Instruction:
Your task is to copy the listing exactly, with the pictures left out.

Data extract:
----
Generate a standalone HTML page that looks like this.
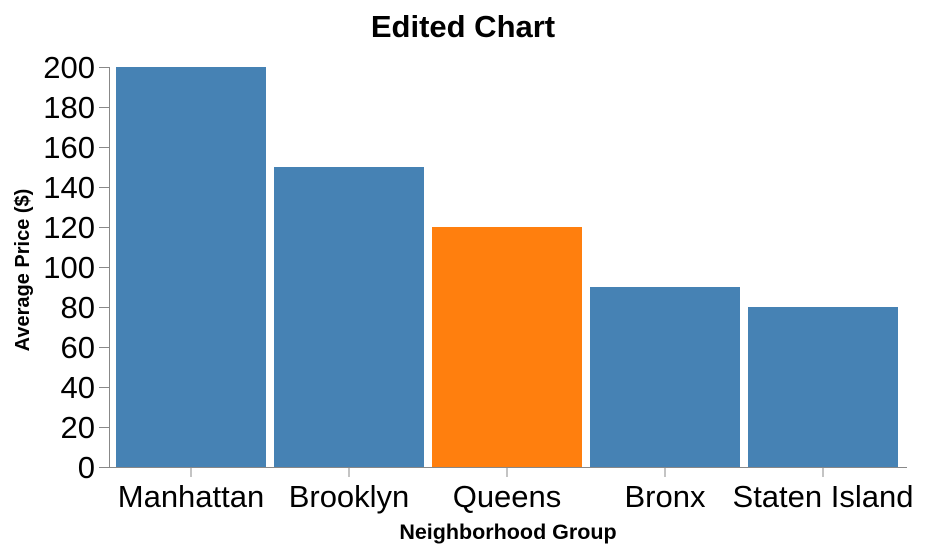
<!DOCTYPE html>
<html><head><meta charset="utf-8"><style>
body{margin:0;background:#fff;font-family:"Liberation Sans",Arial,sans-serif}
</style></head><body>
<svg id="chart" width="926" height="552" xmlns="http://www.w3.org/2000/svg">
<text x="463" y="37" text-anchor="middle" font-size="31" font-weight="bold" fill="#000">Edited Chart</text>
<g id="bars"></g>
<g id="axes"></g>
<text transform="translate(29,270) rotate(-90)" text-anchor="middle" font-size="20" font-weight="bold">Average Price ($)</text>
<text x="508" y="539" text-anchor="middle" font-size="21.5" font-weight="bold">Neighborhood Group</text>
</svg>
<script>
const categories=["Manhattan","Brooklyn","Queens","Bronx","Staten Island"];
const prices=[200,150,120,90,80];
const highlighted=["Queens"];
const yTicks=[0,20,40,60,80,100,120,140,160,180,200];
const NS="http://www.w3.org/2000/svg";
const X0=112,STEP=158,BW=150,Y0=467,YS=2;
const x=i=>X0+i*STEP+(STEP-BW)/2;
const y=v=>Y0-v*YS;
function mk(t,a,p){const e=document.createElementNS(NS,t);for(const k in a)e.setAttribute(k,a[k]);p.appendChild(e);return e;}
const bars=document.getElementById('bars'),axes=document.getElementById('axes');
categories.forEach((c,i)=>{
 const r=mk('rect',{x:x(i),y:y(prices[i]),width:BW,height:Y0-y(prices[i]),fill:highlighted.includes(c)?'#ff7f0e':'#4682b4'},bars);
 
 
 const cx=x(i)+BW/2;
 const tk=mk('line',{x1:cx,x2:cx,y1:Y0+0.5,y2:Y0+10,stroke:'#888'},axes);
 
 
 const t=mk('text',{x:cx,y:Y0+40,'text-anchor':'middle','font-size':31},axes);
 t.textContent=c;
 
 
});
yTicks.forEach(v=>{
 const yy=y(v)+0.5;
 const tk=mk('line',{x1:99,x2:109.5,y1:yy,y2:yy,stroke:'#888'},axes);
 
 
 const t=mk('text',{x:95,y:y(v)+11,'text-anchor':'end','font-size':31},axes);
 t.textContent=v;
 
 
});
const ya=mk('line',{x1:109.5,x2:109.5,y1:y(200),y2:Y0+0.5,stroke:'#888'},axes);


const xa=mk('line',{x1:109.5,x2:907,y1:Y0+0.5,y2:Y0+0.5,stroke:'#888'},axes);


</script>
</body></html>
----
Worked solution:
Generate a standalone HTML page that looks like this.
<!DOCTYPE html>
<html><head><meta charset="utf-8"><style>
body{margin:0;background:#fff;font-family:"Liberation Sans",Arial,sans-serif}
</style></head><body>
<svg id="chart" width="926" height="552" xmlns="http://www.w3.org/2000/svg">
<text x="463" y="37" text-anchor="middle" font-size="31" font-weight="bold" fill="#000">Edited Chart</text>
<g id="bars"></g>
<g id="axes"></g>
<text transform="translate(29,270) rotate(-90)" text-anchor="middle" font-size="20" font-weight="bold">Average Price ($)</text>
<text x="508" y="539" text-anchor="middle" font-size="21.5" font-weight="bold">Neighborhood Group</text>
</svg>
<script>
const categories=["Manhattan","Brooklyn","Queens","Bronx","Staten Island"];
const prices=[200,150,120,90,80];
const highlighted=["Queens"];
const yTicks=[0,20,40,60,80,100,120,140,160,180,200];
const NS="http://www.w3.org/2000/svg";
const X0=112,STEP=158,BW=150,Y0=467,YS=2;
const x=i=>X0+i*STEP+(STEP-BW)/2;
const y=v=>Y0-v*YS;
function mk(t,a,p){const e=document.createElementNS(NS,t);for(const k in a)e.setAttribute(k,a[k]);p.appendChild(e);return e;}
const bars=document.getElementById('bars'),axes=document.getElementById('axes');
categories.forEach((c,i)=>{
 const r=mk('rect',{x:x(i),y:y(prices[i]),width:BW,height:Y0-y(prices[i]),fill:highlighted.includes(c)?'#ff7f0e':'#4682b4'},bars);
 
 
 const cx=x(i)+BW/2;
 const tk=mk('line',{x1:cx,x2:cx,y1:Y0+0.5,y2:Y0+10,stroke:'#888'},axes);
 
 
 const t=mk('text',{x:cx,y:Y0+40,'text-anchor':'middle','font-size':31},axes);
 t.textContent=c;
 
 
});
yTicks.forEach(v=>{
 const yy=y(v)+0.5;
 const tk=mk('line',{x1:99,x2:109.5,y1:yy,y2:yy,stroke:'#888'},axes);
 
 
 const t=mk('text',{x:95,y:y(v)+11,'text-anchor':'end','font-size':31},axes);
 t.textContent=v;
 
 
});
const ya=mk('line',{x1:109.5,x2:109.5,y1:y(200),y2:Y0+0.5,stroke:'#888'},axes);


const xa=mk('line',{x1:109.5,x2:907,y1:Y0+0.5,y2:Y0+0.5,stroke:'#888'},axes);


</script>
</body></html>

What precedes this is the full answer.